TASK DESCRIPTION:
Drop the pictures and give back word for word the lines from the line holding "Recreate this image" to the line holding "2.8, 3.8, 4.3]", both included.
###
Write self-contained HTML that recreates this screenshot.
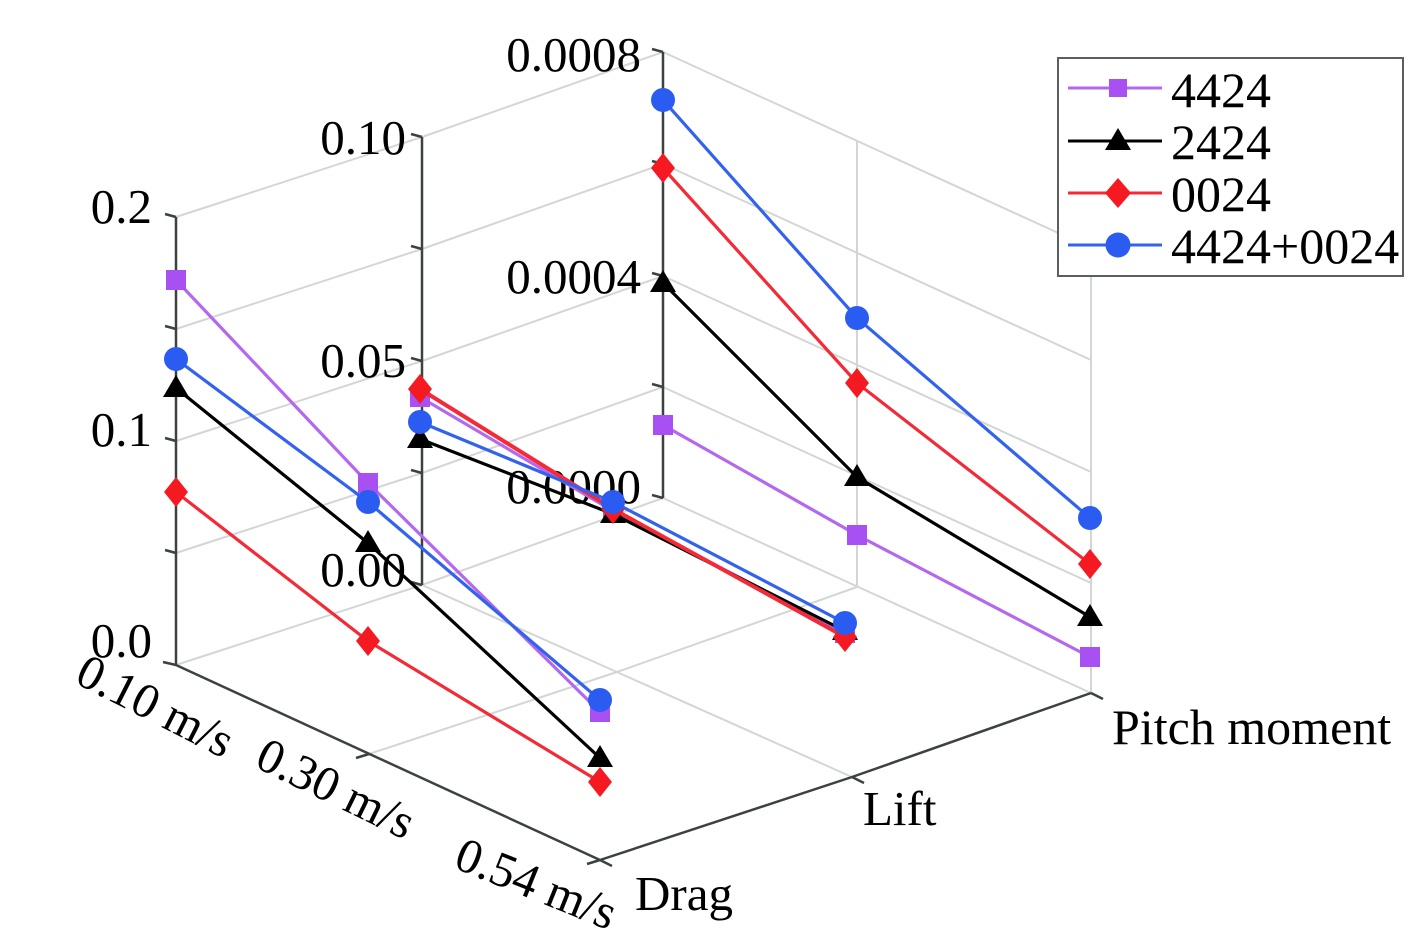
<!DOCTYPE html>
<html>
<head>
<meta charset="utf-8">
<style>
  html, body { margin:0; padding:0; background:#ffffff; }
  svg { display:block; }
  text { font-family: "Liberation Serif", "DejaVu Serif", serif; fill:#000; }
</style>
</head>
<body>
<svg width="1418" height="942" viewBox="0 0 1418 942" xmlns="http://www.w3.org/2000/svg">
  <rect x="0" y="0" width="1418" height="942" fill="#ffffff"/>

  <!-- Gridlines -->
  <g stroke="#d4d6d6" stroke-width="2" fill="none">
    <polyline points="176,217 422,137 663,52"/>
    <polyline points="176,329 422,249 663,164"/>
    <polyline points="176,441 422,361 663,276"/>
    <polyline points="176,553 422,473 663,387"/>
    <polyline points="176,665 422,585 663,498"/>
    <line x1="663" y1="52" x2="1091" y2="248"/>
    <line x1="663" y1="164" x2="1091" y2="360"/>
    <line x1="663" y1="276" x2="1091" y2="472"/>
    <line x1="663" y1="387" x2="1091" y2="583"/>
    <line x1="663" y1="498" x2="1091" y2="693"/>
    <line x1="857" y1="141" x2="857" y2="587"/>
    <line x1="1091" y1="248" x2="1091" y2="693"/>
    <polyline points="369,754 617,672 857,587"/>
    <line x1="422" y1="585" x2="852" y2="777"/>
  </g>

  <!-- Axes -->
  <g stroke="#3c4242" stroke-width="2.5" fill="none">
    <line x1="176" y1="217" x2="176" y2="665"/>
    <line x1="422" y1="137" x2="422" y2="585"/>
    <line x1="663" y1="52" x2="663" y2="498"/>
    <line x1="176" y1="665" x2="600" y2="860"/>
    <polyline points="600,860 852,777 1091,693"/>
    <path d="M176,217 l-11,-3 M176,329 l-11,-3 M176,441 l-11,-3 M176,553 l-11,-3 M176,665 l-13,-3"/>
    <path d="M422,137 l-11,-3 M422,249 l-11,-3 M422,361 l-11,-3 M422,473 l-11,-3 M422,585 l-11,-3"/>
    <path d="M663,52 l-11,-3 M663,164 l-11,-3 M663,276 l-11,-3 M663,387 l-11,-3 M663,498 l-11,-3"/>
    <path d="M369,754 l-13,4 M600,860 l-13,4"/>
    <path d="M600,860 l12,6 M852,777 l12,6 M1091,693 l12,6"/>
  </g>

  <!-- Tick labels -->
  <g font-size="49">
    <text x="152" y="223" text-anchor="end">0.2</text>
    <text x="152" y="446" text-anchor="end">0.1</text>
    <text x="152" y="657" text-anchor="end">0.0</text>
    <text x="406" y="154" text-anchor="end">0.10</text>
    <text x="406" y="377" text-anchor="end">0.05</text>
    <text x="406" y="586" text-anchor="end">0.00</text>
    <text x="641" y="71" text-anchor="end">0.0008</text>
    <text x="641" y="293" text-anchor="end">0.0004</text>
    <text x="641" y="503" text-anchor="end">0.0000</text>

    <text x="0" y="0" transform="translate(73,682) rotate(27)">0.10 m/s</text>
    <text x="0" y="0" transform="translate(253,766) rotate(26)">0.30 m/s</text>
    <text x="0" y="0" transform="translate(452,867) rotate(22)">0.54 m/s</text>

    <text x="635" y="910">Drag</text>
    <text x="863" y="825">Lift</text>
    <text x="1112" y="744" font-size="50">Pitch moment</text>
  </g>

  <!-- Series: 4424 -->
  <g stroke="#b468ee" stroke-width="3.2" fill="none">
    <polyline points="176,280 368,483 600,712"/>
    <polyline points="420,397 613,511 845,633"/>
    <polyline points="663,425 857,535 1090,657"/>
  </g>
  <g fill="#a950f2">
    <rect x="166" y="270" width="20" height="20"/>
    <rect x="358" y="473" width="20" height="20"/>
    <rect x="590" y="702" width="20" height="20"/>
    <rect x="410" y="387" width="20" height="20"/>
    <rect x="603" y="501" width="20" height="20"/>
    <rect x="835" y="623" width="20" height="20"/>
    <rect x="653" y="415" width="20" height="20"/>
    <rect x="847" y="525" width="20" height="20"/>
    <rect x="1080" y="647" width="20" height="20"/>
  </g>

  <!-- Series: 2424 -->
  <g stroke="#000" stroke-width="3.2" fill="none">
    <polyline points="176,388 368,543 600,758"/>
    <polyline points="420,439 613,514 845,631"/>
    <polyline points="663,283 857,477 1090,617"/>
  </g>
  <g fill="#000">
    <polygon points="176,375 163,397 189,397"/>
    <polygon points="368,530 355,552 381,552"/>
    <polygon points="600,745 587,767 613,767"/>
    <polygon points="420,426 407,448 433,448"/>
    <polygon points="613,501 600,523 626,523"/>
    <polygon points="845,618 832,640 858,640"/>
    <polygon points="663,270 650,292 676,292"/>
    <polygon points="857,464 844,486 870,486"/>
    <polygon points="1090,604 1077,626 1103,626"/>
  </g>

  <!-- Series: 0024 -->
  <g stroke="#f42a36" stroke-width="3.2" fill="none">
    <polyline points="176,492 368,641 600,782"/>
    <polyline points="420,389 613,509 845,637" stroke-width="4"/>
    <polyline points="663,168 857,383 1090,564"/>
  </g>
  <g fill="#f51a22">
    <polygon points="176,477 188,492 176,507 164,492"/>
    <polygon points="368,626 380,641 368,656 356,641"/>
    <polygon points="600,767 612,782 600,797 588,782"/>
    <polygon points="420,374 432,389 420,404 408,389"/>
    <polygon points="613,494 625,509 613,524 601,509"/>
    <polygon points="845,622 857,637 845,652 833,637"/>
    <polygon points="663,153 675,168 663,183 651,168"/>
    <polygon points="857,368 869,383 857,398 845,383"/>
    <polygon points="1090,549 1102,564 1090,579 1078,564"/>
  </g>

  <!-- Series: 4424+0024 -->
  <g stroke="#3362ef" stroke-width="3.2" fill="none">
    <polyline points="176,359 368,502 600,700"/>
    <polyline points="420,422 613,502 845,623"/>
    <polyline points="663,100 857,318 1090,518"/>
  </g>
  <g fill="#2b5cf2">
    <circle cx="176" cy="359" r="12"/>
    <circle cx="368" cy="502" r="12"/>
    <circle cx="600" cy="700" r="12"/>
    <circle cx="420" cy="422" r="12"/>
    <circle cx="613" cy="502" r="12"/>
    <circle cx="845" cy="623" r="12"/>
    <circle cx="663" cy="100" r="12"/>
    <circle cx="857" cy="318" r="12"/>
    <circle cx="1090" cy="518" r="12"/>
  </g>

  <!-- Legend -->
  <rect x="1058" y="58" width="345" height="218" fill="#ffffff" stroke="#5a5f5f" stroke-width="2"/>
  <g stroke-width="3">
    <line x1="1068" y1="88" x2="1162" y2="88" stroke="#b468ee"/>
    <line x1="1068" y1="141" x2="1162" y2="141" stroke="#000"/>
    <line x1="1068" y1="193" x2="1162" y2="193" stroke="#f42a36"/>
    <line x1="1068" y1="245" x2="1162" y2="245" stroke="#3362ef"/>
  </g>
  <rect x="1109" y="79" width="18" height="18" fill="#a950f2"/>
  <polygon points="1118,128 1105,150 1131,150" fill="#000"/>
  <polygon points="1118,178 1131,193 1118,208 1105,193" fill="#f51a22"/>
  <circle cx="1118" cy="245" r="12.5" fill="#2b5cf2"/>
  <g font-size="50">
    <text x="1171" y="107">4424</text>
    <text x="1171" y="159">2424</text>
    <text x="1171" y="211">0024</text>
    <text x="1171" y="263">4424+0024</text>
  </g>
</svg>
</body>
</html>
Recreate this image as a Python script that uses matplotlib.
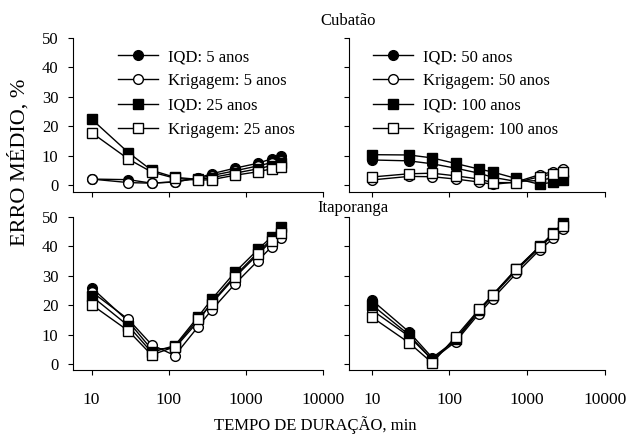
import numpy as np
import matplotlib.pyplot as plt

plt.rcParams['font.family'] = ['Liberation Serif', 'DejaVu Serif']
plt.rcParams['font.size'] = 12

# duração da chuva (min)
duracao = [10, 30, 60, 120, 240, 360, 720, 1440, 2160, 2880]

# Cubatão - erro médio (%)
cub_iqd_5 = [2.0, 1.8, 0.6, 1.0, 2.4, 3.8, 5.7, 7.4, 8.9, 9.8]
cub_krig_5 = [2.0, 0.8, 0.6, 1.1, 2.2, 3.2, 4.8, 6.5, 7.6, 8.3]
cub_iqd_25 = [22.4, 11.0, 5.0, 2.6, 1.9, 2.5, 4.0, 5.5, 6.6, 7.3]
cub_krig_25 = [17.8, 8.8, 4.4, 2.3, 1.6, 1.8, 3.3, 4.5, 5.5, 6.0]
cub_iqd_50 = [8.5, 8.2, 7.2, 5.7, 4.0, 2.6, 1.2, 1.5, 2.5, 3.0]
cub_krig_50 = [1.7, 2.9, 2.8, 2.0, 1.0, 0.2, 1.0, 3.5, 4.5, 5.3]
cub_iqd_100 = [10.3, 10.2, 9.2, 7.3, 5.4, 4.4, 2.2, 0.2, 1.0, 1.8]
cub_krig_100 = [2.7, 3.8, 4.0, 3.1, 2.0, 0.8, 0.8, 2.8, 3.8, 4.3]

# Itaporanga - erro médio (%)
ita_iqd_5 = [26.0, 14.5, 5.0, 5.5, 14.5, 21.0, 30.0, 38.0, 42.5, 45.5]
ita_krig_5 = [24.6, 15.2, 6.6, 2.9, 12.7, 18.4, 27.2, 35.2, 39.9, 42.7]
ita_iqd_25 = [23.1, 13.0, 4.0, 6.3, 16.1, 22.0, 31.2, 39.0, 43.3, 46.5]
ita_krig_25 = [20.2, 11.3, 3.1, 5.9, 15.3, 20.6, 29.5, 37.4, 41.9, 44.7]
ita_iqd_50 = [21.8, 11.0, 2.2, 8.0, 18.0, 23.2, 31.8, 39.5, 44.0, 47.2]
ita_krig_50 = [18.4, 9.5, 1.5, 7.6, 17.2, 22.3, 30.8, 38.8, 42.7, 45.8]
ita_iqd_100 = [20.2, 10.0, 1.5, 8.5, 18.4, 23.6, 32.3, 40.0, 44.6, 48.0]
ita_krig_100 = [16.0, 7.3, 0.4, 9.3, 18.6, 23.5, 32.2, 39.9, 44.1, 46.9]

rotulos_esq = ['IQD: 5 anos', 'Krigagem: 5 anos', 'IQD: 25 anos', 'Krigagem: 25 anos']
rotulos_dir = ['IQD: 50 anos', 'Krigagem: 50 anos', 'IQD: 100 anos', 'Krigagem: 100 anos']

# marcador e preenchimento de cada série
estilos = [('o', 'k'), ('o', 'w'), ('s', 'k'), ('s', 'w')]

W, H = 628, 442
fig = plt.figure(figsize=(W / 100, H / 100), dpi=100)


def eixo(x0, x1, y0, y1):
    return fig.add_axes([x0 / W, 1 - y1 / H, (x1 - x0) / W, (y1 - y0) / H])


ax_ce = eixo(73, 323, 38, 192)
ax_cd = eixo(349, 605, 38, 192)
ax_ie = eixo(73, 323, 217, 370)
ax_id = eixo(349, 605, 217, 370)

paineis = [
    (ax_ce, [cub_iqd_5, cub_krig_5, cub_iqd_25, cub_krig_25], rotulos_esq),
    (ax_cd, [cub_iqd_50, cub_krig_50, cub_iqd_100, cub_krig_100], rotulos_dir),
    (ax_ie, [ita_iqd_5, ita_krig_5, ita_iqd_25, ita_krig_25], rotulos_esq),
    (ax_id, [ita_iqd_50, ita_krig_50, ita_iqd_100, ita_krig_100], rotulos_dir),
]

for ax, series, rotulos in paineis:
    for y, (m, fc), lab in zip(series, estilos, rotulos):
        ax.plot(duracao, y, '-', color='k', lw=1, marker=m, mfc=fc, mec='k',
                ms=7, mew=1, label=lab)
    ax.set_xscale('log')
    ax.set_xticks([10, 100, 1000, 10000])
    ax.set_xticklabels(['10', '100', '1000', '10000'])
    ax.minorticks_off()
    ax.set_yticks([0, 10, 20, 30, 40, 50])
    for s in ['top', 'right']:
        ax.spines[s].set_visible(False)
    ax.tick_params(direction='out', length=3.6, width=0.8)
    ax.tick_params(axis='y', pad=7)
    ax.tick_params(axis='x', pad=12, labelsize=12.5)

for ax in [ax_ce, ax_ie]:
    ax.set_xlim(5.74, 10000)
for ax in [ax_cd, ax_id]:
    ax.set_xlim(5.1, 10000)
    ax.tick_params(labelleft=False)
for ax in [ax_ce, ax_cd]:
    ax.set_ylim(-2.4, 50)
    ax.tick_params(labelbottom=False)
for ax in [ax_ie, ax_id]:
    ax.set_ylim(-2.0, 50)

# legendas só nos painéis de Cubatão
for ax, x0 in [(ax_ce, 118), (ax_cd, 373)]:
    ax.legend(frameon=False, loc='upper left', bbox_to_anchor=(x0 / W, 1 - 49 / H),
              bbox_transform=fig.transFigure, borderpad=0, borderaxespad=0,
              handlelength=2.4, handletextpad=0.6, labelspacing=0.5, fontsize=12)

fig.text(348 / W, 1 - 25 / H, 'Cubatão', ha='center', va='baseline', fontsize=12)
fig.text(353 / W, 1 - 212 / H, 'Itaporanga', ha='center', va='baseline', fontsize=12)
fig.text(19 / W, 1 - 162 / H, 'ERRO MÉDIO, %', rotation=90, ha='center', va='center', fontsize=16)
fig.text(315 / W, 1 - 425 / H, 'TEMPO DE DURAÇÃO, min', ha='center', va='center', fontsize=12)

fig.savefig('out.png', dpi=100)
###
RESULT OF THE EXERCISE:
Recreate this image as a Python script that uses matplotlib.
import numpy as np
import matplotlib.pyplot as plt

plt.rcParams['font.family'] = ['Liberation Serif', 'DejaVu Serif']
plt.rcParams['font.size'] = 12

# duração da chuva (min)
duracao = [10, 30, 60, 120, 240, 360, 720, 1440, 2160, 2880]

# Cubatão - erro médio (%)
cub_iqd_5 = [2.0, 1.8, 0.6, 1.0, 2.4, 3.8, 5.7, 7.4, 8.9, 9.8]
cub_krig_5 = [2.0, 0.8, 0.6, 1.1, 2.2, 3.2, 4.8, 6.5, 7.6, 8.3]
cub_iqd_25 = [22.4, 11.0, 5.0, 2.6, 1.9, 2.5, 4.0, 5.5, 6.6, 7.3]
cub_krig_25 = [17.8, 8.8, 4.4, 2.3, 1.6, 1.8, 3.3, 4.5, 5.5, 6.0]
cub_iqd_50 = [8.5, 8.2, 7.2, 5.7, 4.0, 2.6, 1.2, 1.5, 2.5, 3.0]
cub_krig_50 = [1.7, 2.9, 2.8, 2.0, 1.0, 0.2, 1.0, 3.5, 4.5, 5.3]
cub_iqd_100 = [10.3, 10.2, 9.2, 7.3, 5.4, 4.4, 2.2, 0.2, 1.0, 1.8]
cub_krig_100 = [2.7, 3.8, 4.0, 3.1, 2.0, 0.8, 0.8, 2.8, 3.8, 4.3]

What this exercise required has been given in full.